Below are records; please write out exactly the lines from the first line through the line containing "const FS = 21;", with no pictures.

⁂

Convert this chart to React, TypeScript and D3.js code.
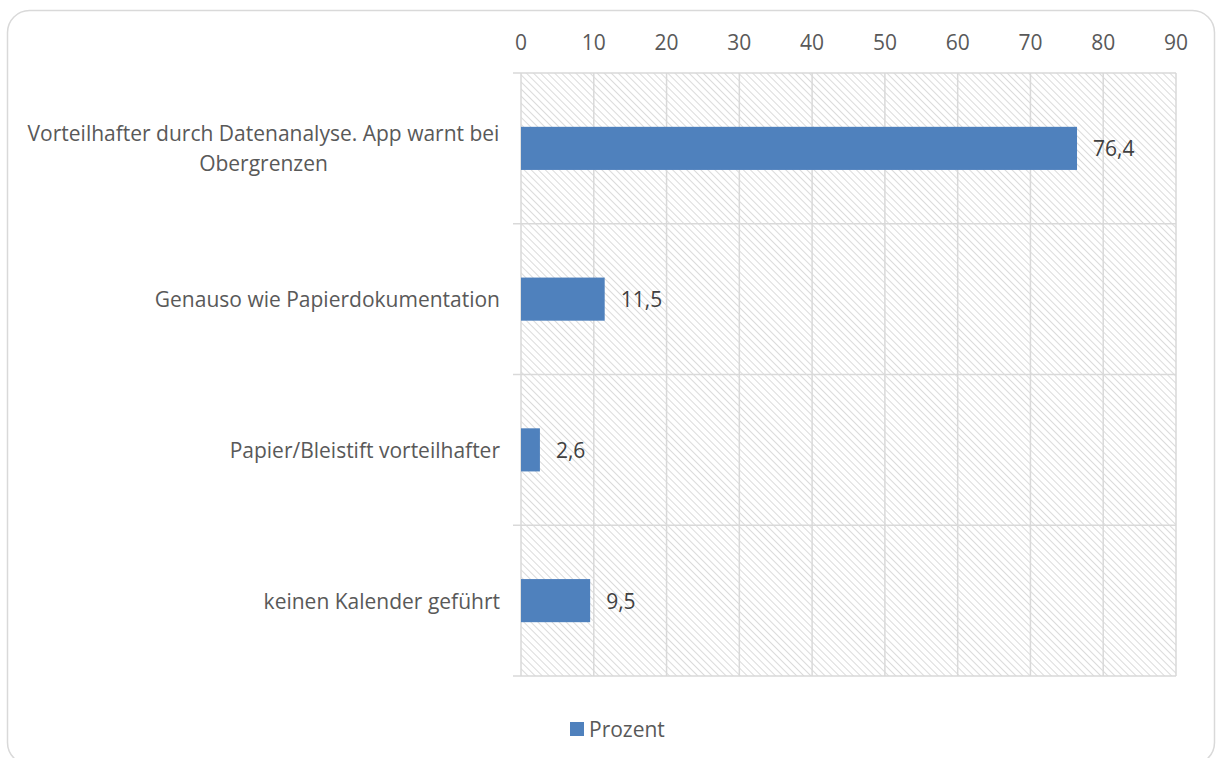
import React from "react";
import * as d3 from "d3";

const categories: string[][] = [
  ["Vorteilhafter durch Datenanalyse. App warnt bei", "Obergrenzen"],
  ["Genauso wie Papierdokumentation"],
  ["Papier/Bleistift vorteilhafter"],
  ["keinen Kalender geführt"],
];
const values: number[] = [76.4, 11.5, 2.6, 9.5];
const valueLabels: string[] = ["76,4", "11,5", "2,6", "9,5"];
const ticks: number[] = [0, 10, 20, 30, 40, 50, 60, 70, 80, 90];
const seriesName = "Prozent";

const W = 1216;
const H = 758;
const FONT = "'Open Sans', 'Noto Sans', sans-serif";
const FS = 21;

export default function App() {
  const left = 521;
  const right = 1176;
  const top = 73;
  const bottom = 676;
  const x = d3.scaleLinear().domain([0, 90]).range([left, right]);
  const y = d3
    .scaleBand<number>()
    .domain(d3.range(categories.length))
    .range([top, bottom])
    .paddingInner(0.714)
    .paddingOuter(0.357);
  const band = (bottom - top) / categories.length;
  const labelCenter = 263.5;

  return (
    <svg
      width={W}
      height={H}
      style={{ position: "absolute", left: 0, top: 0, display: "block" }}
    >
      <defs>
        <pattern id="hatch" width={5} height={5} patternUnits="userSpaceOnUse" patternTransform="rotate(-45)">
          <line x1={0} y1={0} x2={0} y2={5} stroke="#d2d2d2" strokeWidth={1.6} />
        </pattern>
      </defs>
      <rect x={0} y={0} width={W} height={H} fill="#ffffff" />
      <rect x={7.5} y={10.5} width={1207} height={754} rx={22} ry={22} fill="#ffffff" stroke="#d9d9d9" strokeWidth={1.5} />
      <rect x={left} y={top} width={right - left} height={bottom - top} fill="url(#hatch)" />
      {ticks.map((t) => (
        <line key={"v" + t} x1={x(t)} x2={x(t)} y1={top} y2={bottom} stroke="#d9d9d9" strokeWidth={1.5} />
      ))}
      {d3.range(categories.length + 1).map((i) => (
        <line key={"h" + i} x1={513} x2={right} y1={top + i * band} y2={top + i * band} stroke="#d9d9d9" strokeWidth={1.5} />
      ))}
      {ticks.map((t) => (
        <text key={"t" + t} x={x(t)} y={42} textAnchor="middle" dominantBaseline="central" fontFamily={FONT} fontSize={FS} fill="#595959">
          {t}
        </text>
      ))}
      {values.map((v, i) => (
        <rect key={"b" + i} x={x(0)} y={y(i)!} width={x(v) - x(0)} height={y.bandwidth()} fill="#4f81bd" />
      ))}
      {values.map((v, i) => (
        <text key={"l" + i} x={x(v) + 16} y={y(i)! + y.bandwidth() / 2} dominantBaseline="central" fontFamily={FONT} fontSize={FS} fill="#404040">
          {valueLabels[i]}
        </text>
      ))}
      {categories.map((lines, i) => {
        const cy = top + (i + 0.5) * band;
        const lh = 30;
        const y0 = cy - ((lines.length - 1) * lh) / 2;
        return lines.length > 1 ? (
          lines.map((ln, j) => (
            <text key={"c" + i + j} x={labelCenter} y={y0 + j * lh} textAnchor="middle" dominantBaseline="central" fontFamily={FONT} fontSize={FS} fill="#595959">
              {ln}
            </text>
          ))
        ) : (
          <text key={"c" + i} x={500} y={cy} textAnchor="end" dominantBaseline="central" fontFamily={FONT} fontSize={FS} fill="#595959">
            {lines[0]}
          </text>
        );
      })}
      <rect x={570} y={722} width={14} height={14} fill="#4f81bd" />
      <text x={589} y={729} dominantBaseline="central" fontFamily={FONT} fontSize={FS} fill="#595959">
        {seriesName}
      </text>
    </svg>
  );
}
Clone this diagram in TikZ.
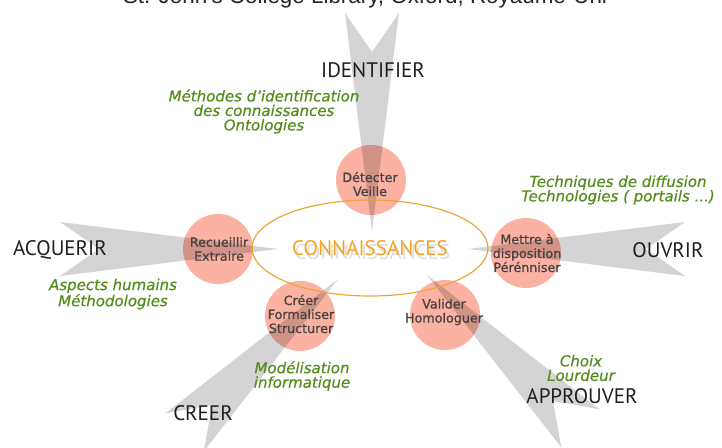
\documentclass[tikz,border=0pt]{standalone}
\usepackage{fontspec}
\setmainfont{DejaVu Sans}
\newfontfamily\labfont{PT Sans}
\newfontfamily\topfont{Liberation Sans}
\newfontfamily\circfont[FakeBold=0.9]{DejaVu Sans}
\newfontfamily\notefont[FakeBold=0.4]{DejaVu Sans}
\usetikzlibrary{shapes.geometric}
\definecolor{arrowgray}{RGB}{212,212,212}
\definecolor{salmon}{RGB}{251,178,162}
\definecolor{ellorange}{RGB}{236,166,56}
\definecolor{textorange}{RGB}{242,163,35}
\definecolor{greentxt}{RGB}{84,140,28}
\definecolor{circtxt}{RGB}{72,66,66}
\begin{document}
\begin{tikzpicture}[x=1pt,y=-1pt,
  bigarrow/.style={fill=arrowgray,draw=none},
  bubble/.style={circle,fill=salmon,minimum size=70pt,inner sep=0pt,blend mode=multiply},
  bubbletext/.style={font=\circfont\fontsize{12.7}{14}\selectfont,text=circtxt,align=center,inner sep=0pt},
  verb/.style={font=\labfont\fontsize{21}{21}\selectfont,text=black!88,inner sep=0pt},
  note/.style={font=\notefont\itshape\fontsize{15}{14.5}\selectfont,text=greentxt,align=center,inner sep=0pt},
  coreshade/.style={font=\labfont\fontsize{21}{21}\selectfont,text=black,opacity=0.13,inner sep=0pt}]
\useasboundingbox (0,0) rectangle (722,447);
\clip (0,0) rectangle (722,447);
% caption cut at the top
\node (caption) [anchor=base,inner sep=0pt,font=\topfont\fontsize{22.4}{24}\selectfont,text=black!85] at (365,4) {St. John's College Library, Oxford, Royaume-Uni};
% big gray arrows
\fill[bigarrow] (372,231) -- (345,13) -- (372,52) -- (399,13) -- cycle;
\fill[bigarrow] (278,249) -- (60,222) -- (99,249) -- (60,276) -- cycle;
\fill[bigarrow] (468,249) -- (685,222) -- (646,249) -- (685,276) -- cycle;
\fill[bigarrow] (427,275) -- (599.5,409.3) -- (552.9,400.9) -- (561.3,447.5) -- cycle;
\fill[bigarrow] (338,279) -- (165.5,413.3) -- (212.1,404.9) -- (203.7,451.5) -- cycle;
% bubbles
\node (c1) [bubble] at (371,180) {};
\node (c2) [bubble] at (218,249) {};
\node (c3) [bubble] at (300,316) {};
\node (c4) [bubble] at (445,315) {};
\node (c5) [bubble] at (526,253) {};
% central ellipse with soft text shadow
\node (shadow) [coreshade] at (372.5,252) {CONNAISSANCES};
\node (core) [ellipse,draw=ellorange,line width=1.2pt,minimum width=236pt,minimum height=96pt,inner sep=0pt,
  font=\labfont\fontsize{21}{21}\selectfont,text=textorange] at (370,248) {CONNAISSANCES};
% bubble texts
\node (t1) [bubbletext] at (370,184) {Détecter\\Veille};
\node (t2) [bubbletext] at (219,249) {Recueillir\\Extraire};
\node (t3) [bubbletext] at (301,314) {Créer\\Formaliser\\Structurer};
\node (t4) [bubbletext] at (444,312) {Valider\\Homologuer};
\node (t5) [bubbletext] at (527,253) {Mettre à\\disposition\\Pérénniser};
% verbs
\node (identifier) [verb] at (373,70) {IDENTIFIER};
\node (acquerir) [verb] at (60,250) {ACQUERIR};
\node (ouvrir) [verb] at (668,250) {OUVRIR};
\node (creer) [verb] at (203,413) {CREER};
\node (approuver) [verb] at (582,396) {APPROUVER};
% notes
\node (n1) [note] at (264,111.5) {Méthodes d’identification\\des connaissances\\Ontologies};
\node (n2) [note] at (618,190) {Techniques de diffusion\\Technologies ( portails ...)};
\node (n3) [note] at (113,294) {Aspects humains\\Méthodologies};
\node (n4) [note] at (302,376) {Modélisation\\informatique};
\node (n5) [note] at (581,368) {Choix\\Lourdeur};
\end{tikzpicture}
\end{document}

⁂

**Response:**
Convert this chart to React, TypeScript and D3.js code.
import React from "react";
import * as d3 from "d3";

const categories: string[][] = [
  ["Vorteilhafter durch Datenanalyse. App warnt bei", "Obergrenzen"],
  ["Genauso wie Papierdokumentation"],
  ["Papier/Bleistift vorteilhafter"],
  ["keinen Kalender geführt"],
];
const values: number[] = [76.4, 11.5, 2.6, 9.5];
const valueLabels: string[] = ["76,4", "11,5", "2,6", "9,5"];
const ticks: number[] = [0, 10, 20, 30, 40, 50, 60, 70, 80, 90];
const seriesName = "Prozent";

const W = 1216;
const H = 758;
const FONT = "'Open Sans', 'Noto Sans', sans-serif";
const FS = 21;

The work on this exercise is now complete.